One set of paychecks surged while another quietly shrank, and the distance between them now defines the global economy in 2025.
A new analysis from Oxfam and the International Trade Union Confederation says CEO pay increased 20 times faster than worker pay around the world this year. The report draws an even starker contrast across the longer stretch from 2019 to 2025: CEO compensation climbed 54%, while inflation-adjusted worker pay fell 12%. That drop, the analysis argues, amounts to roughly 108 days of free work lost to rising prices and weak wage growth.
Key Facts
- CEO pay rose 20 times faster than worker pay globally in 2025, according to the analysis.
- From 2019 to 2025, CEO compensation increased 54%.
- Over the same period, real worker pay fell 12% after inflation.
- The analysis says that decline equals about 108 days of free work.

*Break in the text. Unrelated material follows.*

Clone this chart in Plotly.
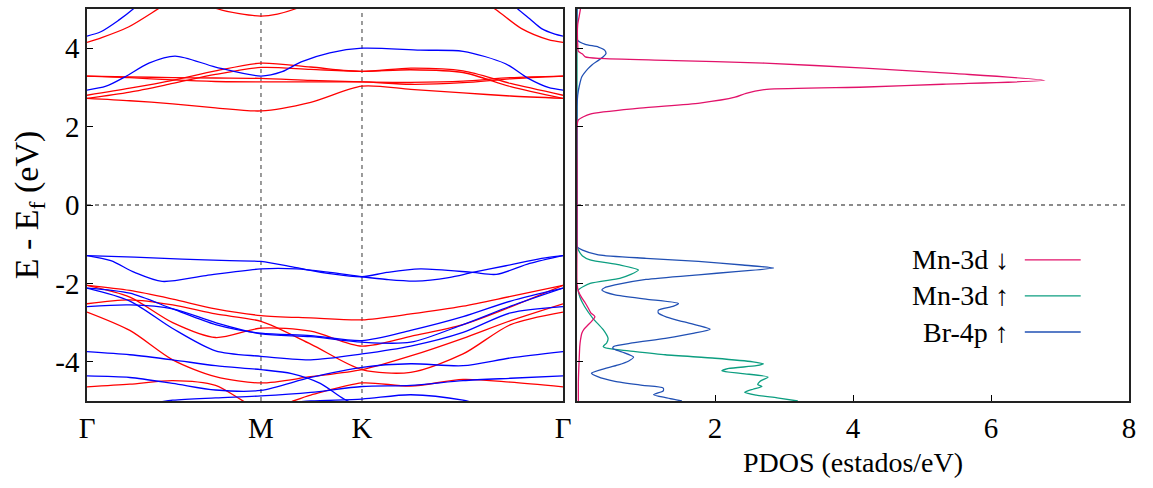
import plotly.graph_objects as go

# ---------------- Band structure data ----------------
# path coordinate (normalised): Gamma - M - K - Gamma
k_ticks = [0.0, 0.3655, 0.5777, 1.0]
k_labels = ["Γ", "M", "K", "Γ"]
kg = [0.0, 0.09, 0.18, 0.27, 0.3655, 0.47, 0.5777, 0.68, 0.79, 0.89, 1.0]

# conduction bands (spin down, red)
cr_k1 = [0.0, 0.031, 0.087, 0.149, 0.20, 0.5, 0.80, 0.857, 0.913, 0.969, 1.0]
cr_e1 = [4.15, 4.27, 4.54, 5.0, 5.4, 6.0, 5.4, 5.0, 4.50, 4.22, 4.15]
cr_k2 = [0.20, 0.275, 0.32, 0.3655, 0.40, 0.437, 0.50]
cr_e2 = [5.4, 5.0, 4.88, 4.82, 4.87, 5.0, 5.35]
cr_a = [2.80, 2.98, 3.18, 3.42, 3.62, 3.52, 3.41, 3.49, 3.42, 3.10, 2.80]
cr_b = [2.72, 2.88, 3.10, 3.33, 3.51, 3.46, 3.41, 3.45, 3.38, 3.02, 2.72]
cr_c = [3.29, 3.27, 3.25, 3.24, 3.23, 3.18, 3.14, 3.13, 3.16, 3.25, 3.29]
cr_d = [3.29, 3.25, 3.19, 3.15, 3.14, 3.14, 3.14, 3.08, 3.12, 3.22, 3.29]
cr_e = [2.72, 2.66, 2.58, 2.48, 2.40, 2.62, 3.03, 2.95, 2.86, 2.78, 2.72]

# conduction bands (spin up, blue)
cb_k1 = [0.0, 0.029, 0.066, 0.097, 0.14, 0.5, 0.86, 0.905, 0.93, 0.955, 0.983, 1.0]
cb_e1 = [4.31, 4.42, 4.71, 5.0, 5.5, 6.5, 5.5, 5.0, 4.75, 4.50, 4.36, 4.31]
cb_k2 = [0.0, 0.04, 0.08, 0.13, 0.185, 0.27, 0.3655, 0.41, 0.45, 0.51, 0.5777, 0.70, 0.79, 0.878, 0.927, 0.969, 1.0]
cb_e2 = [2.93, 3.03, 3.27, 3.62, 3.80, 3.52, 3.29, 3.40, 3.65, 3.88, 4.0, 3.95, 3.92, 3.61, 3.23, 3.00, 2.93]

# valence bands (spin down, red)
vr_1 = [-2.05, -2.18, -2.40, -2.65, -2.82, -2.88, -2.93, -2.78, -2.58, -2.33, -2.05]
vr_2 = [-2.05, -2.35, -3.00, -3.38, -3.14, -3.22, -3.60, -3.35, -3.05, -2.60, -2.05]
vr_3 = [-2.52, -2.42, -2.55, -2.78, -2.97, -3.55, -4.20, -4.27, -3.80, -3.05, -2.73]
vr_4 = [-2.73, -3.20, -3.95, -4.38, -4.54, -4.38, -4.20, -3.85, -3.40, -2.95, -2.52]
vr_5 = [-4.64, -4.57, -4.48, -4.60, -5.20, -4.85, -4.54, -4.62, -4.45, -4.52, -4.64]

# valence bands (spin up, blue)
vb_k1 = [0.0, 0.1, 0.2, 0.3, 0.3655, 0.44, 0.51, 0.5777, 0.63, 0.70, 0.81, 0.86, 0.93, 1.0]
vb_e1 = [-1.29, -1.33, -1.38, -1.42, -1.44, -1.60, -1.75, -1.83, -1.72, -1.63, -1.72, -1.77, -1.49, -1.29]
vb_k2 = [0.0, 0.05, 0.10, 0.158, 0.25, 0.3655, 0.44, 0.51, 0.5777, 0.63, 0.69, 0.76, 0.81, 0.88, 0.955, 1.0]
vb_e2 = [-1.29, -1.42, -1.72, -1.95, -1.80, -1.63, -1.63, -1.72, -1.83, -1.90, -1.94, -1.85, -1.72, -1.55, -1.36, -1.29]
vb_3 = [-2.12, -2.25, -2.65, -3.05, -3.27, -3.33, -3.46, -3.20, -2.85, -2.45, -2.12]
vb_4 = [-2.12, -2.45, -3.15, -3.72, -3.86, -3.95, -3.80, -3.60, -3.25, -2.75, -2.59]
vb_5 = [-2.59, -2.55, -2.65, -3.00, -3.29, -3.36, -3.50, -3.50, -3.05, -2.58, -2.12]
vb_k6 = [0.0, 0.09, 0.18, 0.27, 0.3655, 0.43, 0.49, 0.54, 0.60, 0.75, 1.0]
vb_6 = [-3.74, -3.82, -3.95, -4.10, -4.20, -4.30, -4.55, -4.95, -5.25, -5.40, -5.50]
vb_7 = [-4.36, -4.40, -4.55, -4.72, -4.73, -4.40, -4.14, -4.05, -4.10, -3.90, -3.74]
vb_8 = [-5.30, -5.15, -4.98, -4.92, -4.87, -4.78, -4.63, -4.60, -4.48, -4.42, -4.36]
vb_9 = [-5.60, -5.50, -5.35, -5.20, -5.10, -5.00, -4.95, -4.84, -4.98, -5.30, -5.50]

# ---------------- PDOS data ----------------
mn_dn_E = [5.0, 4.8, 4.6, 4.1, 3.92, 3.85, 3.78, 3.74, 3.69, 3.62, 3.49, 3.35, 3.18, 3.08, 3.01, 2.95,
           2.85, 2.75, 2.60, 2.47, 2.32, 2.17, 2.0, 1.0, 0.0, -1.0, -2.0, -2.2, -2.37, -2.5, -2.62,
           -2.75, -2.85, -2.95, -3.06, -3.17, -3.27, -3.45, -3.61, -4.0, -4.5, -5.0]
mn_dn_D = [0.05, 0.03, 0.01, 0.01, 0.02, 0.08, 0.12, 0.33, 1.28, 2.72, 4.17, 5.5, 6.78, 5.3, 4.2, 2.75,
           2.45, 2.29, 1.78, 0.91, 0.19, 0.02, 0.0, 0.0, 0.0, 0.0, 0.0, 0.02, 0.07, 0.12, 0.16,
           0.20, 0.26, 0.22, 0.16, 0.10, 0.07, 0.05, 0.04, 0.03, 0.02, 0.02]
mn_up_E = [5.0, 2.0, 0.0, -1.0, -1.15, -1.3, -1.40, -1.53, -1.66, -1.77, -1.87, -2.0, -2.17, -2.34,
           -2.59, -2.89, -3.18, -3.40, -3.52, -3.61, -3.66, -3.72, -3.82, -3.91, -4.00, -4.05, -4.10,
           -4.17, -4.23, -4.30, -4.39, -4.50, -4.58, -4.63, -4.70, -4.78, -4.85, -4.92, -5.0]
mn_up_D = [0.0, 0.0, 0.0, 0.0, 0.02, 0.08, 0.19, 0.62, 0.89, 0.78, 0.62, 0.19, 0.02, 0.04,
           0.11, 0.23, 0.38, 0.45, 0.43, 0.38, 0.45, 0.75, 1.28, 2.0, 2.55, 2.70, 2.6,
           2.2, 2.10, 2.4, 2.77, 2.65, 2.62, 2.68, 2.55, 2.43, 2.6, 2.9, 3.2]
br_E = [5.0, 4.3, 4.2, 4.1, 4.03, 3.95, 3.86, 3.78, 3.69, 3.58, 3.48, 3.27, 3.01, 2.8, 2.5, 0.0,
        -1.0, -1.06, -1.15, -1.27, -1.36, -1.44, -1.53, -1.61, -1.70, -1.78, -1.90, -2.04, -2.11,
        -2.17, -2.23, -2.29, -2.40, -2.51, -2.58, -2.68, -2.76, -2.86, -2.97, -3.07, -3.17, -3.27,
        -3.40, -3.52, -3.61, -3.66, -3.75, -3.88, -3.98, -4.08, -4.20, -4.29, -4.38, -4.50, -4.60,
        -4.67, -4.74, -4.84, -4.92, -5.0]
br_D = [0.0, 0.0, 0.01, 0.12, 0.31, 0.40, 0.42, 0.38, 0.31, 0.22, 0.16, 0.07, 0.03, 0.01, 0.0, 0.0,
        0.0, 0.0, 0.08, 0.31, 1.0, 1.76, 2.4, 2.85, 2.3, 1.76, 1.0, 0.55, 0.40,
        0.36, 0.42, 0.55, 1.0, 1.47, 1.40, 1.18, 1.18, 1.30, 1.52, 1.75, 1.93, 1.70,
        1.28, 0.80, 0.53, 0.52, 0.65, 0.82, 0.75, 0.60, 0.35, 0.21, 0.30, 0.55, 0.95,
        1.25, 1.25, 1.11, 1.3, 1.52]

x_ticks_dos = [2, 4, 6, 8]
y_ticks = [-4, -2, 0, 2, 4]

# legend entries
leg_names = ["Mn-3d ↓", "Mn-3d ↑", "Br-4p ↑"]
leg_E = [-1.40, -2.32, -3.24]

RED = "#ff0000"
BLUE = "#0000ff"
C_DN = "#e2126a"
C_UP = "#0c9e80"
C_BR = "#2150b4"
FONT = "Liberation Serif"

fig = go.Figure()

def band(k, e, color):
    fig.add_trace(go.Scatter(x=k, y=e, mode="lines", line=dict(color=color, width=1.3, shape="spline", smoothing=0.8),
                             xaxis="x", yaxis="y", showlegend=False, hoverinfo="skip"))

for e in [cr_a, cr_b, cr_c, cr_d, cr_e, vr_1, vr_2, vr_3, vr_4, vr_5]:
    band(kg, e, RED)
band(cr_k1, cr_e1, RED)
band(cr_k2, cr_e2, RED)
band(cb_k1, cb_e1, BLUE)
band(cb_k2, cb_e2, BLUE)
band(vb_k1, vb_e1, BLUE)
band(vb_k2, vb_e2, BLUE)
band(vb_k6, vb_6, BLUE)
for e in [vb_3, vb_4, vb_5, vb_7, vb_8, vb_9]:
    band(kg, e, BLUE)

def dos(d, e, color):
    fig.add_trace(go.Scatter(x=d, y=e, mode="lines", line=dict(color=color, width=1.3, shape="spline", smoothing=0.6),
                             xaxis="x2", yaxis="y2", showlegend=False, hoverinfo="skip"))

dos(mn_up_D, mn_up_E, C_UP)
dos(br_D, br_E, C_BR)
dos(mn_dn_D, mn_dn_E, C_DN)

# dashed guide lines
GUIDE = dict(color="#666666", width=1.3, dash="4px,4px")
shapes = []
for kv in k_ticks[1:3]:
    shapes.append(dict(type="line", xref="x", yref="y", x0=kv, x1=kv, y0=-5, y1=5, line=GUIDE, layer="below"))
shapes.append(dict(type="line", xref="x", yref="y", x0=0, x1=1, y0=0, y1=0, line=GUIDE, layer="below"))
shapes.append(dict(type="line", xref="x2", yref="y2", x0=0, x1=8, y0=0, y1=0, line=GUIDE, layer="below"))

# legend (text left, line sample right)
leg_colors = [C_DN, C_UP, C_BR]
annotations = []
for name, col, yv in zip(leg_names, leg_colors, leg_E):
    annotations.append(dict(x=6.29, y=yv, xref="x2", yref="y2", text=name, showarrow=False,
                            xanchor="right", yanchor="middle", font=dict(family=FONT, size=28, color="black")))
    shapes.append(dict(type="line", xref="x2", yref="y2", x0=6.49, x1=7.30, y0=yv, y1=yv,
                       line=dict(color=col, width=1.3)))

W, H = 1153, 488
ax_common = dict(showline=True, linecolor="#222222", linewidth=1.6, mirror=True, showgrid=False, zeroline=False,
                 tickfont=dict(family=FONT, size=29, color="black"), automargin=False)

fig.update_layout(
    width=W, height=H, margin=dict(l=0, r=0, t=0, b=0),
    paper_bgcolor="white", plot_bgcolor="white",
    font=dict(family=FONT, color="black"),
    xaxis=dict(domain=[87 / W, 563 / W], range=[0, 1], tickvals=k_ticks, ticktext=k_labels, ticks="",
               anchor="y", **ax_common),
    yaxis=dict(domain=[1 - 401 / H, 1 - 9 / H], range=[-5, 5], tickvals=y_ticks,
               ticktext=[str(v) for v in y_ticks], ticks="inside", ticklen=6, tickcolor="black",
               title=dict(text="E - E<sub>f</sub> (eV)", font=dict(family=FONT, size=34, color="black"), standoff=6),
               anchor="x", **ax_common),
    xaxis2=dict(domain=[577 / W, 1129 / W], range=[0, 8], tickvals=x_ticks_dos,
                ticktext=[str(v) for v in x_ticks_dos], ticks="inside", ticklen=6, tickcolor="black",
                title=dict(text="PDOS (estados/eV)", font=dict(family=FONT, size=28, color="black"), standoff=10),
                anchor="y2", **ax_common),
    yaxis2=dict(domain=[1 - 401 / H, 1 - 9 / H], range=[-5, 5], tickvals=y_ticks, showticklabels=False,
                ticks="inside", ticklen=6, tickcolor="black", anchor="x2", **ax_common),
    shapes=shapes, annotations=annotations,
)

fig.write_html("out.html")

The findings land with particular force in the United States, where the summary says inequality has widened beyond global levels. That framing matters because it shifts the story away from a simple debate over big salaries and toward a broader question: who captures economic gains when growth returns, markets rise, and companies post stronger results. Reports indicate workers have not shared those gains at the same pace, even after years of disruption and price shocks.

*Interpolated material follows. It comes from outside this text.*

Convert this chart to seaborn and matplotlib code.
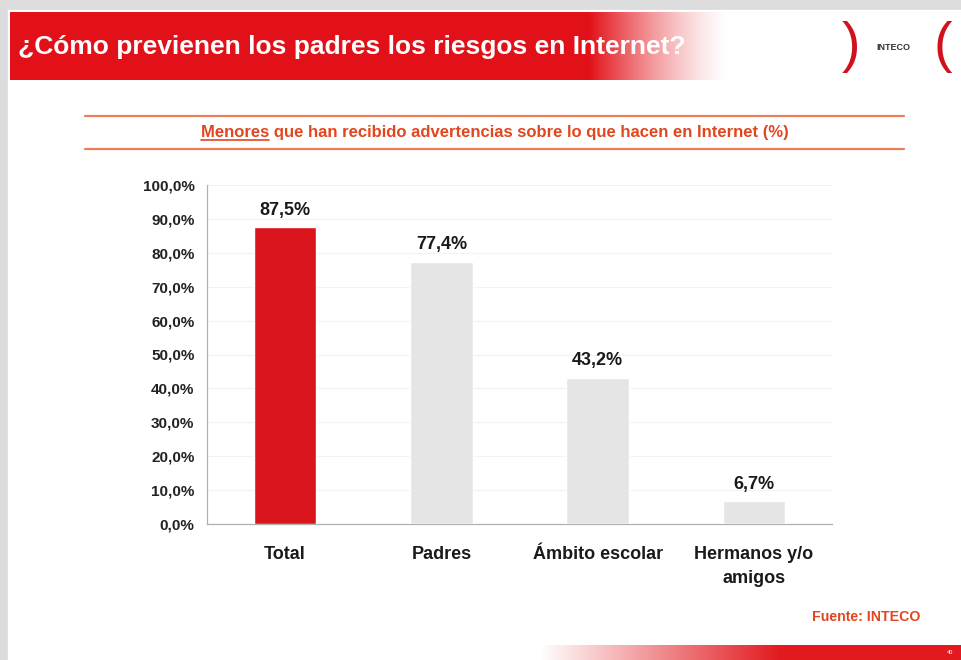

The new analysis paints a blunt picture: executives gained ground fast, while workers lost purchasing power even when nominal paychecks kept coming.
The report also sharpens pressure on employers and policymakers as minimum wage debates intensify and labor groups push for stronger protections. Sources suggest the numbers will feed arguments for higher wage floors, tighter scrutiny of executive compensation, and a harder look at how inflation has hollowed out household income. For businesses, the issue reaches beyond optics. Pay disparity can shape morale, retention, and public trust at a moment when many workers already feel stuck.
What happens next will depend on whether governments and companies treat this as a warning or just another headline. If wage growth continues to trail living costs while executive rewards keep climbing, the gap will not only widen on paper; it will deepen social and political strains that already run through labor markets around the world.